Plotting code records
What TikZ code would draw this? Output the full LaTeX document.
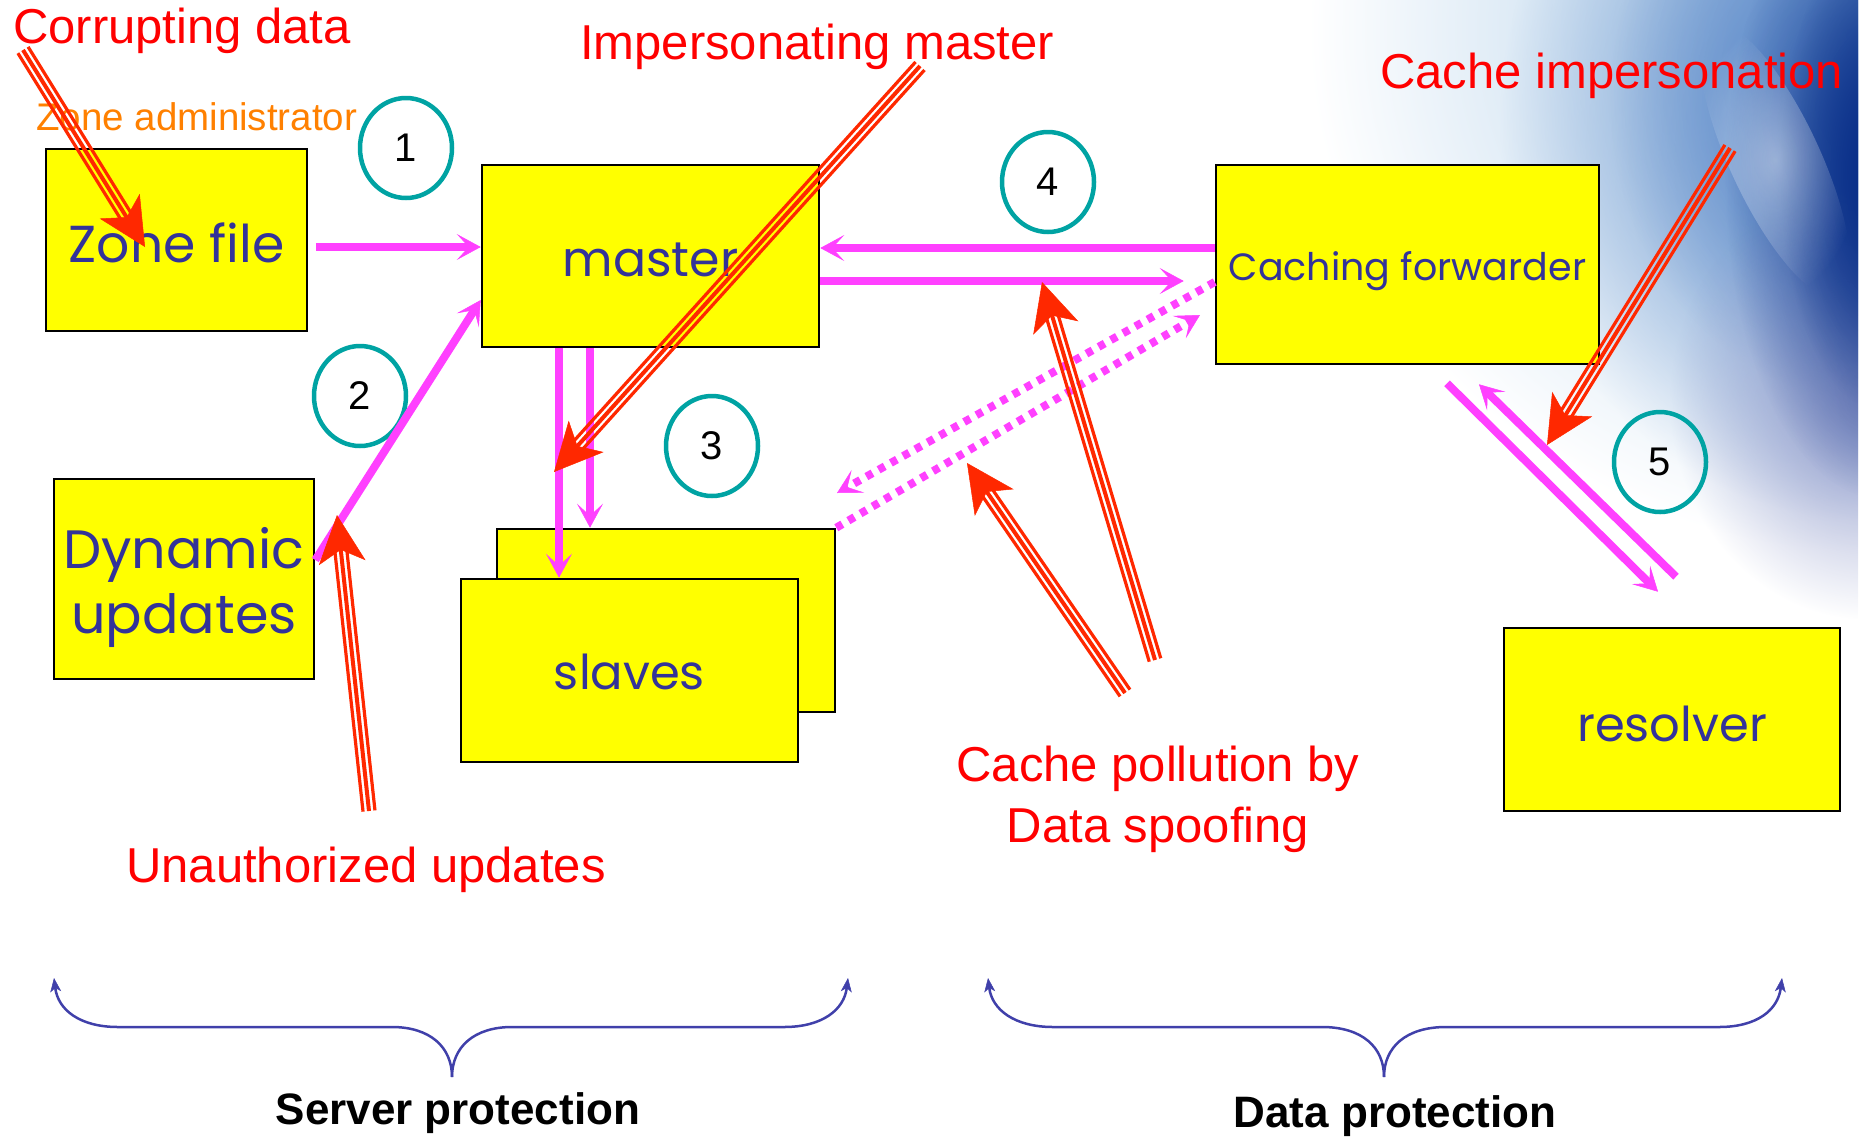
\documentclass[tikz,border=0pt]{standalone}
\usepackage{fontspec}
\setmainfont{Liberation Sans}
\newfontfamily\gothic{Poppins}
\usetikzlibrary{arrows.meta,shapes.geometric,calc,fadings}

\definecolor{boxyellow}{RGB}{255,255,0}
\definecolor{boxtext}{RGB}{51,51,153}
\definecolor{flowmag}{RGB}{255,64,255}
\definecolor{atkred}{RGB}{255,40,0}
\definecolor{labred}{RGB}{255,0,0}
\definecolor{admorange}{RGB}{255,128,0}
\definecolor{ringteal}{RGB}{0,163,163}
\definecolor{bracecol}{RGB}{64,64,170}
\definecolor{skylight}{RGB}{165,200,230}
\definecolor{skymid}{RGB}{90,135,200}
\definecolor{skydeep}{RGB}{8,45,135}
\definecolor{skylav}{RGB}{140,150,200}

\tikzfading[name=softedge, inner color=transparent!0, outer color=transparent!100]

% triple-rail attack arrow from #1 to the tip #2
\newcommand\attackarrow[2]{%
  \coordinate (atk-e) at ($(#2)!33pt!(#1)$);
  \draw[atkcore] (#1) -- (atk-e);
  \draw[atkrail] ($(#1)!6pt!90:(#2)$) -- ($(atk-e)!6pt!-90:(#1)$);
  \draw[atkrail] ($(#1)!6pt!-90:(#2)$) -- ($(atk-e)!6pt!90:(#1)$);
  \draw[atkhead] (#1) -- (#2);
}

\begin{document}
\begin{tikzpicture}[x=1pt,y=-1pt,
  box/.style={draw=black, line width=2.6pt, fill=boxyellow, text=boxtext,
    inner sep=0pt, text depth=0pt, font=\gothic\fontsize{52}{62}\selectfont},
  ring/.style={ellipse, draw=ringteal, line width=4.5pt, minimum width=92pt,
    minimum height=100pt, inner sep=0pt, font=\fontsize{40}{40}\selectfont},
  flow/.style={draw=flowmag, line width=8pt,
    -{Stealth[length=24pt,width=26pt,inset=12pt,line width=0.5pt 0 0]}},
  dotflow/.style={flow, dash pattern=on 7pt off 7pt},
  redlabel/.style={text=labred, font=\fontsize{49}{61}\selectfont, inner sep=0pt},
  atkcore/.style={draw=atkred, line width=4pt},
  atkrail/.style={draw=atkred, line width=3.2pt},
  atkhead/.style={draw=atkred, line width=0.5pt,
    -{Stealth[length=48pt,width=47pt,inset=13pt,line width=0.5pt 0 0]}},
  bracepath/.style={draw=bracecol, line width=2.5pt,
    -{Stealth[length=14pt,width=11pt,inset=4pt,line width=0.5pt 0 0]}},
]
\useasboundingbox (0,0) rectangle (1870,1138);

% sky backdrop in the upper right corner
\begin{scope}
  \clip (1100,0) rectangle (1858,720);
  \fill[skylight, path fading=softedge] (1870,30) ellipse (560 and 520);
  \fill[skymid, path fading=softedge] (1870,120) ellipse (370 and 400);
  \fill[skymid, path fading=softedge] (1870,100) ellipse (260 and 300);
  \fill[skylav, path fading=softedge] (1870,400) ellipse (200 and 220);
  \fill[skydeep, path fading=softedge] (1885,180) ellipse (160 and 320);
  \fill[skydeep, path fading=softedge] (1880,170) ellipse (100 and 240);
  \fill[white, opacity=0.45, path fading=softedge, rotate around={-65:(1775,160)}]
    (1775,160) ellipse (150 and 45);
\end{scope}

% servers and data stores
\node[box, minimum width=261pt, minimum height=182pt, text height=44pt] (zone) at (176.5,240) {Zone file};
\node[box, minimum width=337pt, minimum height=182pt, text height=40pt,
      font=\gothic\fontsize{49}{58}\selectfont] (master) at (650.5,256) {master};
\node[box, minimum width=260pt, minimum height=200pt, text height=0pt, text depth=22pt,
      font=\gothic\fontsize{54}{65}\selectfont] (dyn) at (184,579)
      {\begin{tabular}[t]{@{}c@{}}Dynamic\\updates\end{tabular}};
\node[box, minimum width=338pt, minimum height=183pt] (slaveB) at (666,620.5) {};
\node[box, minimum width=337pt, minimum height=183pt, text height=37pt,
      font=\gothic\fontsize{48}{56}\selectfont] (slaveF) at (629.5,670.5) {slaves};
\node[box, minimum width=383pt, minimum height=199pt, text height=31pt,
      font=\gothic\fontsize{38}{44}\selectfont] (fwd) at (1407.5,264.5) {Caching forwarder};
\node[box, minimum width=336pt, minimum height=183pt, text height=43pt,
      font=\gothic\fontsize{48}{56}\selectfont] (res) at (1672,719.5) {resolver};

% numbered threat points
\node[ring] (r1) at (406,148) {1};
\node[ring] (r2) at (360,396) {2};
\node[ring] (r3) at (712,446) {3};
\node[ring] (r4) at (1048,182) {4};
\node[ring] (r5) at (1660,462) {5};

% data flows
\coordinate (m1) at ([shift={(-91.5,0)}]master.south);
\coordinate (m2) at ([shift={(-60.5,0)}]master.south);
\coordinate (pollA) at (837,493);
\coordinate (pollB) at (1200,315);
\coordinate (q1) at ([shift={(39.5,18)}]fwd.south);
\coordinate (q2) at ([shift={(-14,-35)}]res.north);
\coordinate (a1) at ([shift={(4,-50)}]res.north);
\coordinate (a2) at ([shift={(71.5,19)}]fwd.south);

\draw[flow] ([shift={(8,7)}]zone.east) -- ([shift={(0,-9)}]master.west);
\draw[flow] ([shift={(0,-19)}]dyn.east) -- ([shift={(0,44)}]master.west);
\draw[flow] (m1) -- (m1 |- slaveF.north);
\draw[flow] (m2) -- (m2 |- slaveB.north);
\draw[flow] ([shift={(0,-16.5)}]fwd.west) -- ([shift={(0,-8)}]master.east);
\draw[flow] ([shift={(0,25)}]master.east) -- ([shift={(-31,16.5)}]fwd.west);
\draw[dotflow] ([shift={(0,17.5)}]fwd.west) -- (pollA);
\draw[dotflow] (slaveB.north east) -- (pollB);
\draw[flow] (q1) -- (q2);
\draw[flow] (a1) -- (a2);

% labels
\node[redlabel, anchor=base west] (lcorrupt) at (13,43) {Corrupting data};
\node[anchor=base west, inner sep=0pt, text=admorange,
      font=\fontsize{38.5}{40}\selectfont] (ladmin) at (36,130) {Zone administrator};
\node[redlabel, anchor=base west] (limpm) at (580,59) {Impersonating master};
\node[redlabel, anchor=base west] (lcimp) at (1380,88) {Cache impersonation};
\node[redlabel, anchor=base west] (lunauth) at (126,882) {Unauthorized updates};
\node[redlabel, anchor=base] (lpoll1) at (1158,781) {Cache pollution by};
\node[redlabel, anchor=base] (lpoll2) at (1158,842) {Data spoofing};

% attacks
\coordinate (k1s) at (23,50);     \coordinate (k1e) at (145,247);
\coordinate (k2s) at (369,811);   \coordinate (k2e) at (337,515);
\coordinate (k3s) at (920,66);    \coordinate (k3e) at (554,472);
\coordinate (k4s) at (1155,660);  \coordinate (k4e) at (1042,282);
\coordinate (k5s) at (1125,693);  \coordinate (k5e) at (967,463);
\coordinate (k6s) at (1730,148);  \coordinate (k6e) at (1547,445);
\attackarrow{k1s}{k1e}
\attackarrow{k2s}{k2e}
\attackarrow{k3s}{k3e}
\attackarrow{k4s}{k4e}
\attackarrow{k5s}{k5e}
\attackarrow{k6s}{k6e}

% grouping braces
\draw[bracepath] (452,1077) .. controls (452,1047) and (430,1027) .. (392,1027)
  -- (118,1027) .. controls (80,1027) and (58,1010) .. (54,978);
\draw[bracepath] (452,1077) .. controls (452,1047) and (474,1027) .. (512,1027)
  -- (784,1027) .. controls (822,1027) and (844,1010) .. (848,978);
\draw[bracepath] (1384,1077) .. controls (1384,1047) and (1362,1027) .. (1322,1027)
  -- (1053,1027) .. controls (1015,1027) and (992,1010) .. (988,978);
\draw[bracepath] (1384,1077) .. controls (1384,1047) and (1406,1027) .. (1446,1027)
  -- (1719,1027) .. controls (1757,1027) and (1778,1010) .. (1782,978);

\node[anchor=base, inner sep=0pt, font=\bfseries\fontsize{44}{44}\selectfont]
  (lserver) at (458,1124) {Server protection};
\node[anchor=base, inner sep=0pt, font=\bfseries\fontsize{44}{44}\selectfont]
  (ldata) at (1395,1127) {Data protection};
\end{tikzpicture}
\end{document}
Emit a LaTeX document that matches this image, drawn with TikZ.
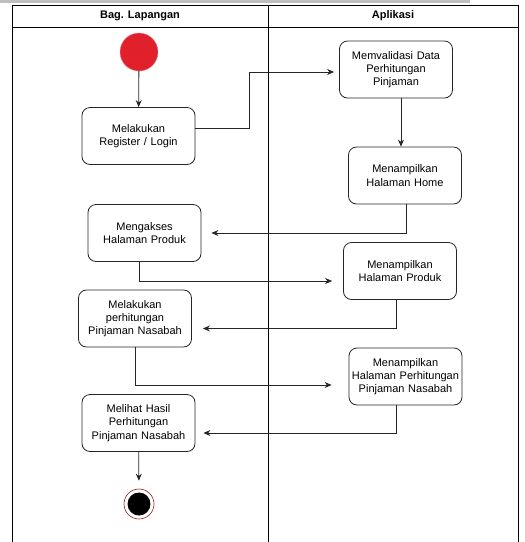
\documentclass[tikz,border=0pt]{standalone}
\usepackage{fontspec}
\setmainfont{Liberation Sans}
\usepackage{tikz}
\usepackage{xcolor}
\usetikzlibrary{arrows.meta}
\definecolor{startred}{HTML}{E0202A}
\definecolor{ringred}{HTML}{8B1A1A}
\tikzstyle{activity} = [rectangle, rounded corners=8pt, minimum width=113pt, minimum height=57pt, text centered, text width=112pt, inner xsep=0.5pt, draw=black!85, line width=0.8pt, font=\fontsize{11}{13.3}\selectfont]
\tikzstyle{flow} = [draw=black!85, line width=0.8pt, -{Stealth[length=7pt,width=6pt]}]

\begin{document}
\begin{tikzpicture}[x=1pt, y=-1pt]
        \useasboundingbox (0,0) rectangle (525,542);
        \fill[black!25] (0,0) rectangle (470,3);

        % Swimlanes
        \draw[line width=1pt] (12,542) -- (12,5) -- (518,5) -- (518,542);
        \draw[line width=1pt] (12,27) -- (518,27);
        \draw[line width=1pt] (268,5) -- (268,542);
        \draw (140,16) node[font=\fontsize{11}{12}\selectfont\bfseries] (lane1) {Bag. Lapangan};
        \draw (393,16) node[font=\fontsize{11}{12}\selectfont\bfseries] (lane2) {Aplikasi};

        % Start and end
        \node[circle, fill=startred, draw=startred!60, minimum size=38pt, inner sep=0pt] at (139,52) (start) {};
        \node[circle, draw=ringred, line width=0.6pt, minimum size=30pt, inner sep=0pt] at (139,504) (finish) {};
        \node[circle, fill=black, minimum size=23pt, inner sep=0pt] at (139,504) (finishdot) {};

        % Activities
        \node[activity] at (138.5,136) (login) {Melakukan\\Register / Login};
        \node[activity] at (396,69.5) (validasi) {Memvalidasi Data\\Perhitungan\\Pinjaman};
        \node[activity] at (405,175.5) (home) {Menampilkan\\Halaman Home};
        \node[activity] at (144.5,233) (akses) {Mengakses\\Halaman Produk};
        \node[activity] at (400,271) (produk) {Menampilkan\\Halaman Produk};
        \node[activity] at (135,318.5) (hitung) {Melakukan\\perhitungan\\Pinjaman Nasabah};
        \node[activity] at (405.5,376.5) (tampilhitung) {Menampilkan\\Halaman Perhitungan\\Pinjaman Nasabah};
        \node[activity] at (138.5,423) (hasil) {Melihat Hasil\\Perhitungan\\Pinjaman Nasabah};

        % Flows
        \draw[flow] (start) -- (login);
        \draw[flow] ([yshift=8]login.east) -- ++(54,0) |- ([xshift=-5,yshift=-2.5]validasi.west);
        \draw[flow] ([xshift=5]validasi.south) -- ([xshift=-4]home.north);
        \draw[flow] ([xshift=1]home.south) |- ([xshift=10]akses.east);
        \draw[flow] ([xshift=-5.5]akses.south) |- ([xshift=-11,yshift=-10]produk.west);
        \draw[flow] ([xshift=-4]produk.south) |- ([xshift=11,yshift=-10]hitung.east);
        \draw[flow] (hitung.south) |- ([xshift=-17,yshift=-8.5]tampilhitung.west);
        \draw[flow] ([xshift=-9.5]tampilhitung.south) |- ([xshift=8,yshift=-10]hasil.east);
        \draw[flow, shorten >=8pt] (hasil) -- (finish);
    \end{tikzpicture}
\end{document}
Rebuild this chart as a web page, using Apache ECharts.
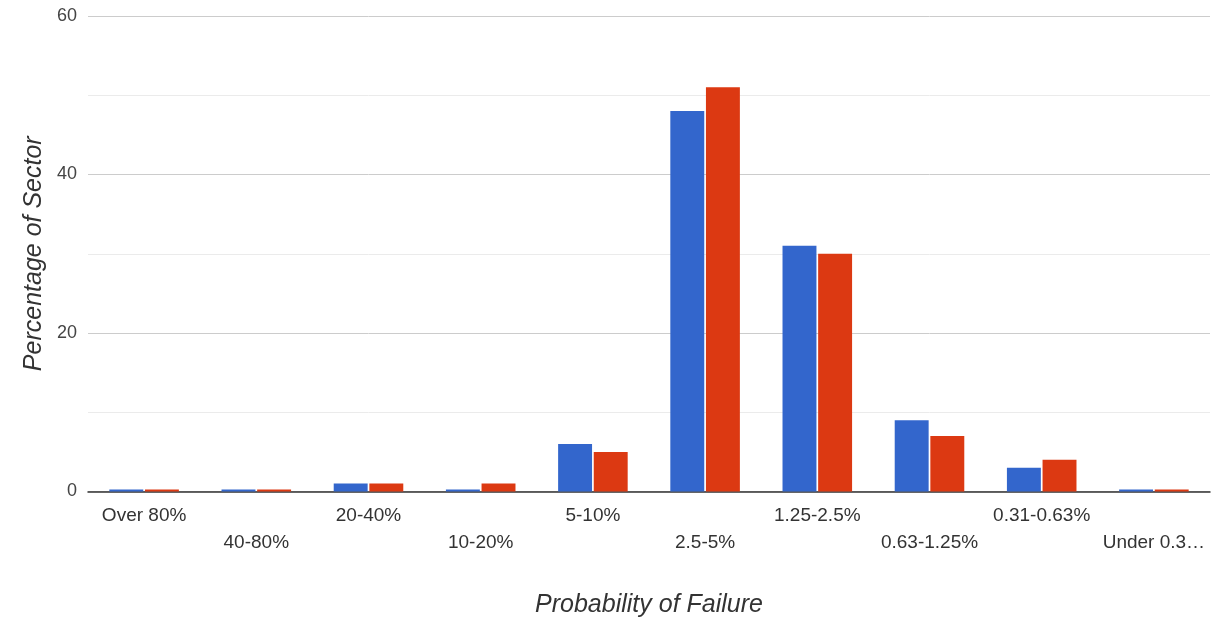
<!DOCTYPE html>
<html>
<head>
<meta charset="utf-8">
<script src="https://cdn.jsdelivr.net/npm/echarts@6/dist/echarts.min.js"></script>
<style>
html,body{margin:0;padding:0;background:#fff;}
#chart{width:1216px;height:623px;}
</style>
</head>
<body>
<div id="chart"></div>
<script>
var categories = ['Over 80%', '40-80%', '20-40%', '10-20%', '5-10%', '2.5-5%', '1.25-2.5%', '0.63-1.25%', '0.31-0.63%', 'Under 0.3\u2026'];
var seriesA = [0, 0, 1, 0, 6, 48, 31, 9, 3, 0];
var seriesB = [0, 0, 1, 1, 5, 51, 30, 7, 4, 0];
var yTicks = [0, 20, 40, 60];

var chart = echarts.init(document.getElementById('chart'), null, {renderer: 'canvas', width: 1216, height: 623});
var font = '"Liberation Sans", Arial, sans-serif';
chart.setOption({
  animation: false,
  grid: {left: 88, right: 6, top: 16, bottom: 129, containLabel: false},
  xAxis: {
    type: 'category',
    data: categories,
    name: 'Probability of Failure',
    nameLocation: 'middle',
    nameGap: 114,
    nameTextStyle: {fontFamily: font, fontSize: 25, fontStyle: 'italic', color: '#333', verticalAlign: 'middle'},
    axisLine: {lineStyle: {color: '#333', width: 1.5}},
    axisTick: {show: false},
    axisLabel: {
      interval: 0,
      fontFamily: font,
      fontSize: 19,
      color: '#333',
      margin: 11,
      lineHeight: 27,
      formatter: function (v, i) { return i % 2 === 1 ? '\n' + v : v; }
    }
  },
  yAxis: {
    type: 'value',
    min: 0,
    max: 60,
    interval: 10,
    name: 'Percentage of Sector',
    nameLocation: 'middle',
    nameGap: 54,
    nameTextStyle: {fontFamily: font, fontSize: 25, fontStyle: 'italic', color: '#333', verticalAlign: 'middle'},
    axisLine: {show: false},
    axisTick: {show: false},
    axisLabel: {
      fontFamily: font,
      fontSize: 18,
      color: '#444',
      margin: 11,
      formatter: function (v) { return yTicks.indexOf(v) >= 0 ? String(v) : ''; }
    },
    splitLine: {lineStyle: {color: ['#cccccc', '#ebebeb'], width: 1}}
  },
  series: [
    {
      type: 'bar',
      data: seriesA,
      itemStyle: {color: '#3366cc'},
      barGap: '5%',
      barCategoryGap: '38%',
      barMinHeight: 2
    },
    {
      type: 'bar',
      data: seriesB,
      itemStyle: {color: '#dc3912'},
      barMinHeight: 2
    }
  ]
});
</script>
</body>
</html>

#### WHAT YOU SHOULD DO
Repeat only what runs from the first line of the records above to the line with "color=transparent!0, outer color=transparent!100]", both included, word for word, minus the pictures.

#### OUTPUT OF THE TASK
What TikZ code would draw this? Output the full LaTeX document.
\documentclass[tikz,border=0pt]{standalone}
\usepackage{fontspec}
\setmainfont{Liberation Sans}
\newfontfamily\gothic{Poppins}
\usetikzlibrary{arrows.meta,shapes.geometric,calc,fadings}

\definecolor{boxyellow}{RGB}{255,255,0}
\definecolor{boxtext}{RGB}{51,51,153}
\definecolor{flowmag}{RGB}{255,64,255}
\definecolor{atkred}{RGB}{255,40,0}
\definecolor{labred}{RGB}{255,0,0}
\definecolor{admorange}{RGB}{255,128,0}
\definecolor{ringteal}{RGB}{0,163,163}
\definecolor{bracecol}{RGB}{64,64,170}
\definecolor{skylight}{RGB}{165,200,230}
\definecolor{skymid}{RGB}{90,135,200}
\definecolor{skydeep}{RGB}{8,45,135}
\definecolor{skylav}{RGB}{140,150,200}

\tikzfading[name=softedge, inner color=transparent!0, outer color=transparent!100]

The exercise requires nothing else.